On March 2, 2016, the Massachusetts Office for Administration and Finance via their Health Policy Commission (HPC), issued an RFP for their “Telemedicine Pilot Initiative” to provide state residents with community-based access to behavioral health services.
According to HPC, since 2010, behavioral health visits to Emergency Departments (ED) in Massachusetts is up by 24 percent, even while overall ED volume and volume in every other major service category has declined. Bringing behavioral health patients to EDs has increased by 40 percent in the last three years with the majority of long stay ED patients exhibiting other health issues.
The HPC is charged with facilitating lower costs along with more efficient and innovative care and involved in testing the use of emerging and innovative care delivery and payment models. One HPC initiative is to test the potential of telemedicine to expand access to needed healthcare services.
Despite the benefits of telemedicine, adoption in Massachusetts has been somewhat limited. Stakeholders cite inadequate payer coverage, inadequate regulatory supports for provider licensing and credentialing, and slow consumer uptake.
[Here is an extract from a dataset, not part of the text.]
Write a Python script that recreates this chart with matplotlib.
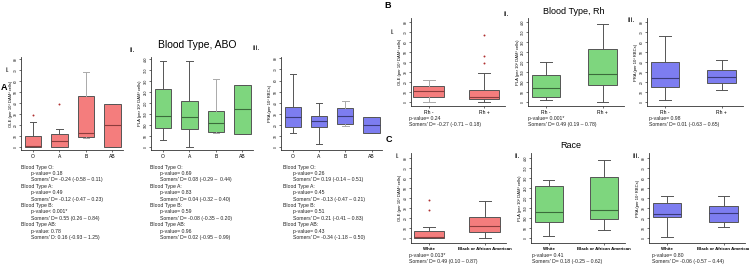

The HPC seeks to evaluate the impact of telemedicine on patient experience, quality of care, provider needs, patient flow and efficiency. The plans are to find ways to link tele-behavioral health service models to primary providers, reduce the number of patients transferred to specialty or acute clinical settings, and how to reduce the overall utilization over an episode of care.
The Telemedicine Pilot seeks to demonstrate how the potential of telemedicine can be used in situations where behavioral health access is critical and how to address challenges in high-need target populations. Specifically, the telemedicine pilot will help treat children and adolescents, older adults aging in place, and individuals with substance use disorders that have mental issues.
One million in funding will provide for up to three awards with no single award totaling more than $500,000. Providers and health plans may wish to collaborate with one or more partners to serve a shared population. In addition to improving access to care, applicants need to work to improve system performance in areas affecting patient experience, provider satisfaction, patient flow, and cost reduction.
Proposals are due May 13, 2016 with awardees to be selected July 2016 with the pilot to be implemented March 2017 to March 2018.